ENTRIES
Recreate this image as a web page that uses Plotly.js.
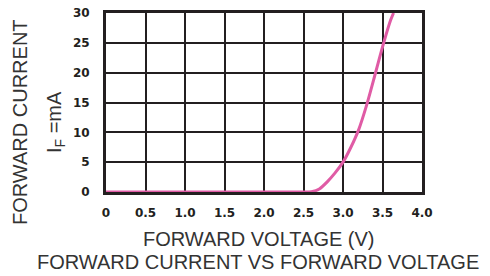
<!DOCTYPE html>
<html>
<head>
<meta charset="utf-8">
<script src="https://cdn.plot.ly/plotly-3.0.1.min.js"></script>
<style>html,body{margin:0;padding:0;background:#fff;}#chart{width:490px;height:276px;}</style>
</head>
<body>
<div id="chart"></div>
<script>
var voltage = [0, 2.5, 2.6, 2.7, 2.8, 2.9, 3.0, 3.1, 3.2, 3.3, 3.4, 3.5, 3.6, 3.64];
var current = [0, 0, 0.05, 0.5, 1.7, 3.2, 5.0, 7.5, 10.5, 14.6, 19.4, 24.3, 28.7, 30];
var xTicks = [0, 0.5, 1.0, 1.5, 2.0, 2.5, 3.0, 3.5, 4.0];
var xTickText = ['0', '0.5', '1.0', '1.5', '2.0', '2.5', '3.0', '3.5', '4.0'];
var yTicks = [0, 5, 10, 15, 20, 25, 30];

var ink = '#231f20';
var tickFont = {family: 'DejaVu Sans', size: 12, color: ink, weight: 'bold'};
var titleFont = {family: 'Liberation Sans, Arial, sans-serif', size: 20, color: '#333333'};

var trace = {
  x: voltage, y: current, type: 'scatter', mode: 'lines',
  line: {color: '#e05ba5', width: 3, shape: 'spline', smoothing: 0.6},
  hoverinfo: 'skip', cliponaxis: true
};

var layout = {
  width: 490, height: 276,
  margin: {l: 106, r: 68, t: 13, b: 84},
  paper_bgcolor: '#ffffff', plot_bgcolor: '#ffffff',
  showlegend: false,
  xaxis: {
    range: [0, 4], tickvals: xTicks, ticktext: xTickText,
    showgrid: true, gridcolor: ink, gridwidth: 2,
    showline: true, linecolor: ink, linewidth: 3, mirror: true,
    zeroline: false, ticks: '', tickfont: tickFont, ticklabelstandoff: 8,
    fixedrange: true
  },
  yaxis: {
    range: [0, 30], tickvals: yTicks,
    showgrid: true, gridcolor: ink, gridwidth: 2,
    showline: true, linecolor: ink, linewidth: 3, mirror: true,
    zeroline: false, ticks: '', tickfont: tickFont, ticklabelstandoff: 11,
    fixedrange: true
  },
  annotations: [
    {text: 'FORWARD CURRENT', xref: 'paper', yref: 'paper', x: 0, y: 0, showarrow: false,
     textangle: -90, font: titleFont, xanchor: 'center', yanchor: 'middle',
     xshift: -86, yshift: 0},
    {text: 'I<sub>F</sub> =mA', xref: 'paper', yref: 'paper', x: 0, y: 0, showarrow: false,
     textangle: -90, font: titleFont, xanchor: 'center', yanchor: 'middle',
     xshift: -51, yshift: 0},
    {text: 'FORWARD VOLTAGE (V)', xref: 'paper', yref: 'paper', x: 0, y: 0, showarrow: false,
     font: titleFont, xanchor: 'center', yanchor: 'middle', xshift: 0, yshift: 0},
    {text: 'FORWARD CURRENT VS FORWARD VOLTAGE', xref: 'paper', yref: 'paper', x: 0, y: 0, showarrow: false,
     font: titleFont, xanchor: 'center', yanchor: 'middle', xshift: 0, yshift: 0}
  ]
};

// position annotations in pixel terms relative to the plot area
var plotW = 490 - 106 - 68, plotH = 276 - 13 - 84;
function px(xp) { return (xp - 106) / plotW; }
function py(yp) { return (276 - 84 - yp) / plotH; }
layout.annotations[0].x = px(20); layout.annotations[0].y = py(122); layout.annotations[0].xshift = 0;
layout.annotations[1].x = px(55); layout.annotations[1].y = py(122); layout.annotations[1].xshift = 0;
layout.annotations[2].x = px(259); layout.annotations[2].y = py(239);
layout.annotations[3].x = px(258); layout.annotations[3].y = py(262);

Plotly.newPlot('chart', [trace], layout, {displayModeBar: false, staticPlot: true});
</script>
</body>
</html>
---
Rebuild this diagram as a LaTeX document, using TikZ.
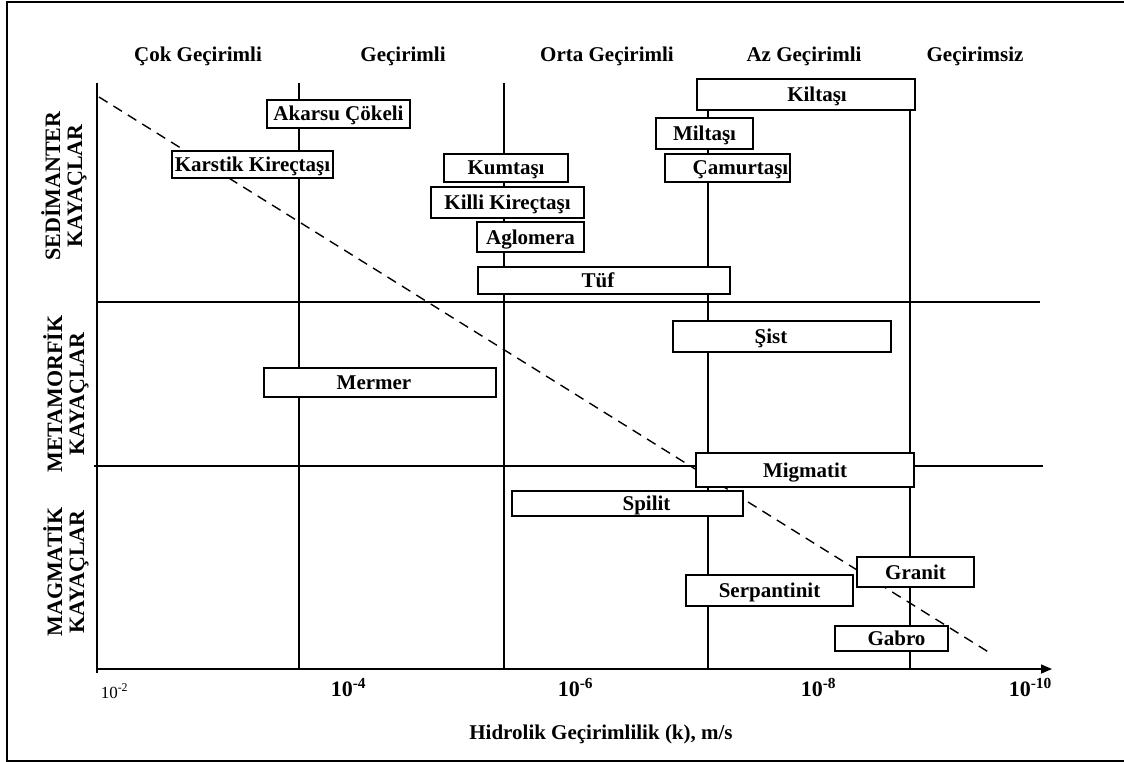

THE PROBLEM
Search the data above for the string "this" and return every line that has it.

THE OUTPUT
Recreate this image as a web page that uses Plotly.js.
Rebuild this diagram as a LaTeX document, using TikZ.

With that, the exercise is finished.